Reviews

What a delightful writer Peter Carey is, and how varied are the delights he offers. A Long Way From Home . . . displays many of the typically polychromatic Carey pleasures. There’s the picaresque plot . . . the fascination with forgery and trickery, secrets hidden and revealed . . . the wedding of a deeply comic vision to an acute sense of how all history . . . is a record of barbarism . . . Above all, though, there’s the supple and musical prose, possessed of a distinct rhythm and filled with flashes of poetic brilliance . . . It’s one of Carey’s best, and boldest, efforts yet.  Anthony Domestico, Boston Globe

 A Long Way from Home is a novel full of riches. The road race propels the plot along, but it’s really a book about cultural identity, about family, about the ability to empathise with others. As such, it’s hugely relevant for our times. Arminta Wallace, Irish Times.

 A major work and an exciting one; it sprawls, but not uncontrollably. The tragedy is deep and affecting, but even in pivotal moments, it is neither unrelenting nor unrelieved…. Like the best of his books, this one keeps the reader in its grip with sharp turns of plot and muscular language. Helen T. Verongos St Louis Post-Despatch

A Long Way from Home reminds us that great novels are not ideological—neither exploitative nor excessively well-meaning—but tough-minded, complex admissions of failure, guilt and confusion.
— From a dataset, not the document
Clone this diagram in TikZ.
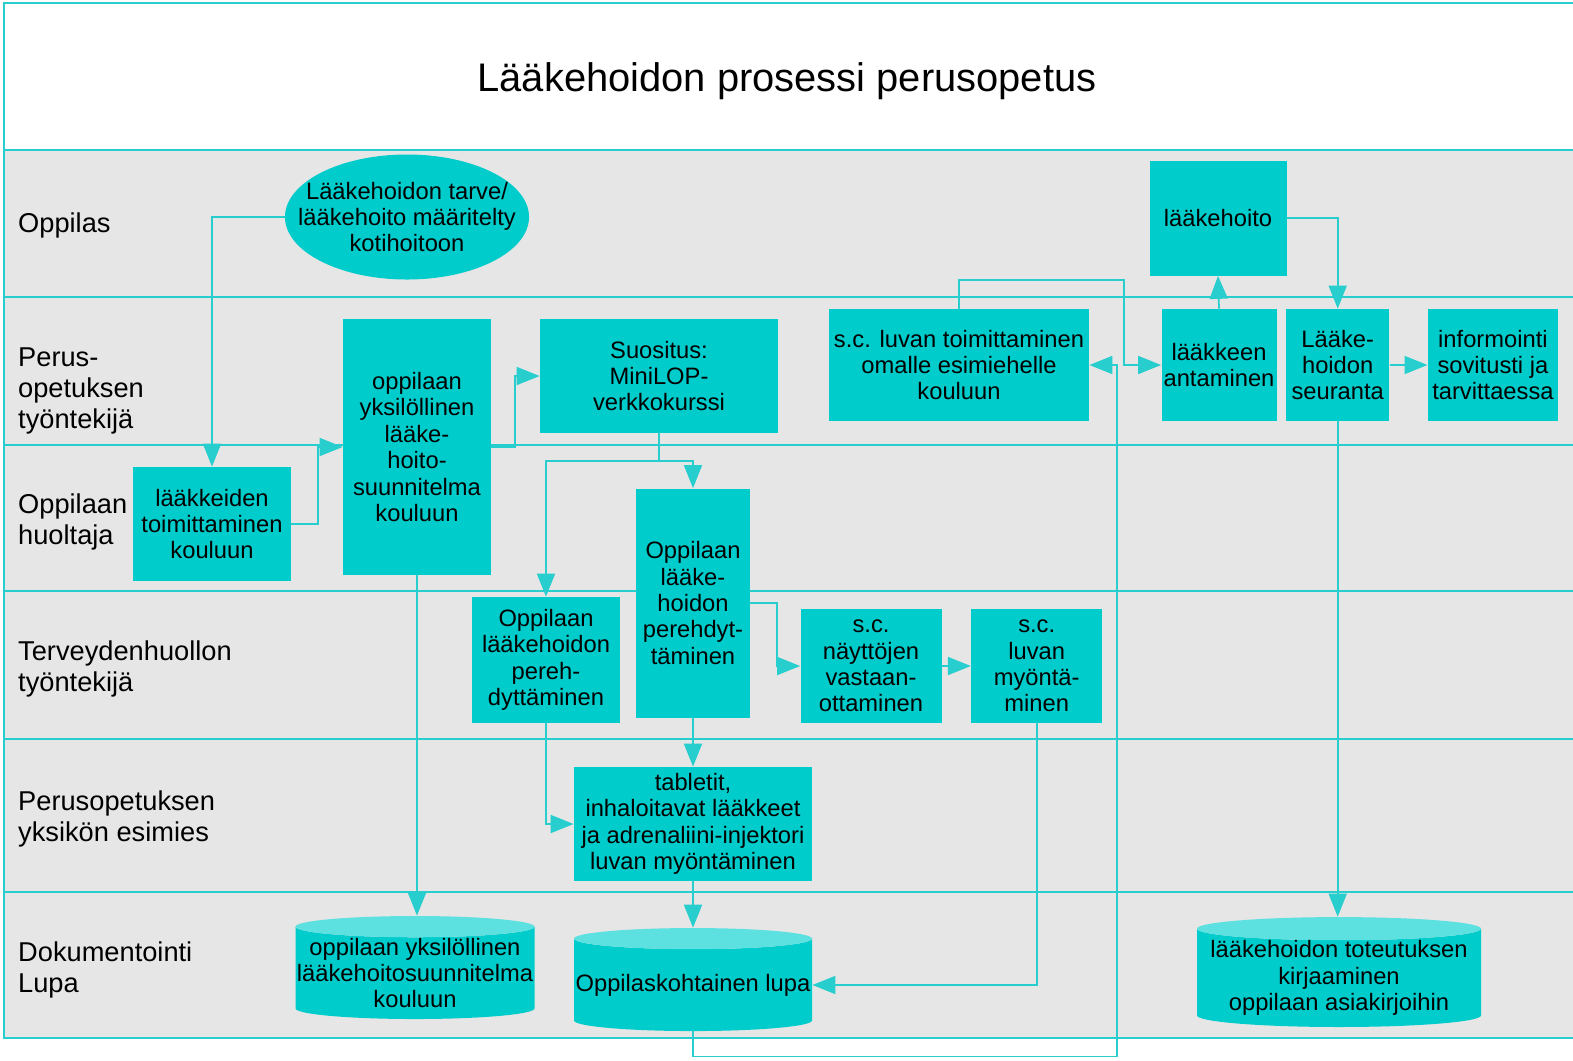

Geordie Williamson, The Australian

With all its inventive momentum, all its pleasurable beats, the fast pace of the race, the scenery unfurling, the novel [is] a journey into Australia’s broken past.  Craig Taylor, New York Times

An ebullient comic caper. . . . Intensely engaging in more ways than one, [a] high-octane novel. Peter Kemp, The Sunday Times (UK)

From Australia to North America to Africa to South East Asia indigenous peoples have been subjugated and killed just because they’re considered less than human or in the way. In a A Long Way From Home Carey has slyly taken what appears to be another humorous novel and turned it into something else, before the reader can even notice, and addresses this issue brilliantly.  Richard Marcus, Seattle Post-Intelligencer.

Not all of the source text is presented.